So, I'm cruising around and "stumble upon" a post by M.Simon at Classical Values about hacking. It's a great video (~50 mins.) from Discovery's The Learning Channel about the history of hacking.
A few thoughts struck me right away. First - 50 minutes!! We've gotten to the point where you can upload - for free - an hour of video onto the 'net? Who does that?
Google Video, of course.
The second is, what a great show! What great history! What great educational value! Is this available on Discovery.com?
Uh, no! I was able to find an active page with a link to it at TLC, but the link is 404. The Way Back Machine has the page archived from July 2001 through April 2006, but then it just drops off the 'net.
Third thought: the masses are keeping interesting history alive via free public archives like Google Video and The Way Back Machine. It's truly a public library in what is being archived and checked out, isn't it? This is a good thing, right?
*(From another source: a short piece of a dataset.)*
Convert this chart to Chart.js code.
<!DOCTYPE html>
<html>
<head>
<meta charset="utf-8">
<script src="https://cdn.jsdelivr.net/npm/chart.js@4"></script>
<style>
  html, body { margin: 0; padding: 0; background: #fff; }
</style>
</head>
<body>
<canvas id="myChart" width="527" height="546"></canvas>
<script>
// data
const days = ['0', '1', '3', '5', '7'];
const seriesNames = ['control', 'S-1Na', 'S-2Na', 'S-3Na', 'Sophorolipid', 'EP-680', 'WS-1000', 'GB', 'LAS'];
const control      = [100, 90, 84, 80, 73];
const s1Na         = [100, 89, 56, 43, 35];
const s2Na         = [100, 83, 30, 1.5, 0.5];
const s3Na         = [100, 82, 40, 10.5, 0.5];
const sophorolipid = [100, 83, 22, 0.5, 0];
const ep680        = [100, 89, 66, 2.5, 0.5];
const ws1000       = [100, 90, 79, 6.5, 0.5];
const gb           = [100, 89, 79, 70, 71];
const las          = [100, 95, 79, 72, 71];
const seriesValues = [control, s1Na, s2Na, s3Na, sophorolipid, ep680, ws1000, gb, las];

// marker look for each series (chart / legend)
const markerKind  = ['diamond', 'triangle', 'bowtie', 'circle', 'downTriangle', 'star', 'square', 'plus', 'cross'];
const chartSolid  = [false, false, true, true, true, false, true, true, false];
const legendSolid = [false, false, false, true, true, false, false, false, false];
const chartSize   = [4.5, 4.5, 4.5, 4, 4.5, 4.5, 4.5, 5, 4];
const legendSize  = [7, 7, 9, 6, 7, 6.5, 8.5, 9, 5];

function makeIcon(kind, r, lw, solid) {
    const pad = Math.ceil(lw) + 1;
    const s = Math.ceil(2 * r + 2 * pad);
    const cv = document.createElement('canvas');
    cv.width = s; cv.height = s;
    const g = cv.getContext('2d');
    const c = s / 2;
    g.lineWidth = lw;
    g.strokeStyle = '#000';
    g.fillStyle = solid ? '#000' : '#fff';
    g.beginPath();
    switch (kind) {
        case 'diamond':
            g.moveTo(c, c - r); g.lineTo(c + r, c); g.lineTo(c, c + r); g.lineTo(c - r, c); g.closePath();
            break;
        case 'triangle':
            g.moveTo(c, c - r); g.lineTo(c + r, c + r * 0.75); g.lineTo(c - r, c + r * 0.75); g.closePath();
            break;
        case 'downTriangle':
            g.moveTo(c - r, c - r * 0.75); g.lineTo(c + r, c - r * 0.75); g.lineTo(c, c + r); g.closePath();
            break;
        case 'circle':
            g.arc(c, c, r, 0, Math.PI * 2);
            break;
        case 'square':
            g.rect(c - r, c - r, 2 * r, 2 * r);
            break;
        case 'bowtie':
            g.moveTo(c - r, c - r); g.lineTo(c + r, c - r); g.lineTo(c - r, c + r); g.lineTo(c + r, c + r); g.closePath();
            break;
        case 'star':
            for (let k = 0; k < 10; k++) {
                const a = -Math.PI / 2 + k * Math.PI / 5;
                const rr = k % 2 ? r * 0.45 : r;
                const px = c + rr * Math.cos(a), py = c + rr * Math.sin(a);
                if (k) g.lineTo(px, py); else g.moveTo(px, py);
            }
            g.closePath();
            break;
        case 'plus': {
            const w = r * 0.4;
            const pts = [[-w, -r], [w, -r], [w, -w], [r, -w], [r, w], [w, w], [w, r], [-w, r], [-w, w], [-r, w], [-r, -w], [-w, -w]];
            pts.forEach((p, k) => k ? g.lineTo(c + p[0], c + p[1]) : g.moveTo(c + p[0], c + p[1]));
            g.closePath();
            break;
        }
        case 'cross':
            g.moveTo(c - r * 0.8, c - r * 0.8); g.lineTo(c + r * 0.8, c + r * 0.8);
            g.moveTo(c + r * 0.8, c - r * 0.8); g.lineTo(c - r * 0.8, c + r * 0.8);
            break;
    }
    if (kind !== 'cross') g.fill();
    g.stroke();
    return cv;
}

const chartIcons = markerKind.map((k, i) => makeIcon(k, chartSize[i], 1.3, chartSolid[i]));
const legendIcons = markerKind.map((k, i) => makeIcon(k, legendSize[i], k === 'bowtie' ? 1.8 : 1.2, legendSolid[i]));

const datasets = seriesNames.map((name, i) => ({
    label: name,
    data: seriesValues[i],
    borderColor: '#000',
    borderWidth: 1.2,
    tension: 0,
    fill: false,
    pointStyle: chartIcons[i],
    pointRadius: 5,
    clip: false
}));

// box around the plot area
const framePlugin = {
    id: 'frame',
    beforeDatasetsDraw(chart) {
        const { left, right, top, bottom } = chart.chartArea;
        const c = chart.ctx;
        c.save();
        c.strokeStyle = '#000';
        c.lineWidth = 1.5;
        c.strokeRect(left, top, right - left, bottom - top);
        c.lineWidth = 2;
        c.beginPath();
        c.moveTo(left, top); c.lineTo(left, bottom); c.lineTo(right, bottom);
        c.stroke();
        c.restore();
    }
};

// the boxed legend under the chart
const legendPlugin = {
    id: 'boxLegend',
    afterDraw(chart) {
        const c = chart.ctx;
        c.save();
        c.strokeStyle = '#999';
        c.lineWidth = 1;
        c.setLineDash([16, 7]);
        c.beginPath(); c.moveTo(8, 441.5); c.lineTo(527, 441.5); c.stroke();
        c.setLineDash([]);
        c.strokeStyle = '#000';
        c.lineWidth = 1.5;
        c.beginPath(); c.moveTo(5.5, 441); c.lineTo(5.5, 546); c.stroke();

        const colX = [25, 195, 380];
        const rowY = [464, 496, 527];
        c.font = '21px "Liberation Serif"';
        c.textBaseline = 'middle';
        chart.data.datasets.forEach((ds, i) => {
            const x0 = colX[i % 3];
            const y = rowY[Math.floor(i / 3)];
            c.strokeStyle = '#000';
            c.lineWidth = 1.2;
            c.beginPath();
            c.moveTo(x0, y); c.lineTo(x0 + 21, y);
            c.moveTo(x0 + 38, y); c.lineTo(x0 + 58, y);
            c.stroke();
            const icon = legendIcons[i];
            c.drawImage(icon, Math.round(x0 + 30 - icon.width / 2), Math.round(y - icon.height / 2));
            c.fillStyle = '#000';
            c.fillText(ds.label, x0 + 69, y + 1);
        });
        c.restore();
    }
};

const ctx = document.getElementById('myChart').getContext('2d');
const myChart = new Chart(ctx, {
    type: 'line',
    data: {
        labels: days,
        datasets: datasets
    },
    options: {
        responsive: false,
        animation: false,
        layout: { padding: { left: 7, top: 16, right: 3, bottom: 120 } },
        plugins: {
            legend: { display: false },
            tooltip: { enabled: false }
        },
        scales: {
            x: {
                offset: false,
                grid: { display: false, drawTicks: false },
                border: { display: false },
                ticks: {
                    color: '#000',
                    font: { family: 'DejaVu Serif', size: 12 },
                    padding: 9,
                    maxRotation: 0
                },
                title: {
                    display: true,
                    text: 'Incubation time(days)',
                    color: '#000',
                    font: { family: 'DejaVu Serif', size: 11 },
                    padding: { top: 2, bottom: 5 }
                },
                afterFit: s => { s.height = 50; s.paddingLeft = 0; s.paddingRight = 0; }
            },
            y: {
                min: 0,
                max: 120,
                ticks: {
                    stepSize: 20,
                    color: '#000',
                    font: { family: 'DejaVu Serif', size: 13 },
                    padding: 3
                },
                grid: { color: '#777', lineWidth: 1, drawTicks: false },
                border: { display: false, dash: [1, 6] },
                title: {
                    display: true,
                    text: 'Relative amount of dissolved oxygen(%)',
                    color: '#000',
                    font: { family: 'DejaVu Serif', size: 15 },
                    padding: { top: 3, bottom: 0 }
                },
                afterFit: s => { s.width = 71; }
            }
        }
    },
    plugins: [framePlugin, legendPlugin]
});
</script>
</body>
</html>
Anyway, the hacking video leads me to the DigiBarn Homebrew Computer Club 30 Year Retrospective and a must see CBC series Computer Invasion: A History of Automation in Canada which has this historical gem from their CBC Prime Time News show, A network called 'Internet'.
Which leads to another thought: Why did Discovery's TLC remove their content from the web and how long before CBC's content (from Feb. 2007) is gone? And then, how long before someone brings it back via a free public archive?
Maybe I'm just being nostalgic, or a naïve geek, about what's being stored, recovered and brought together by hyperlink ... but I thought you might enjoy it.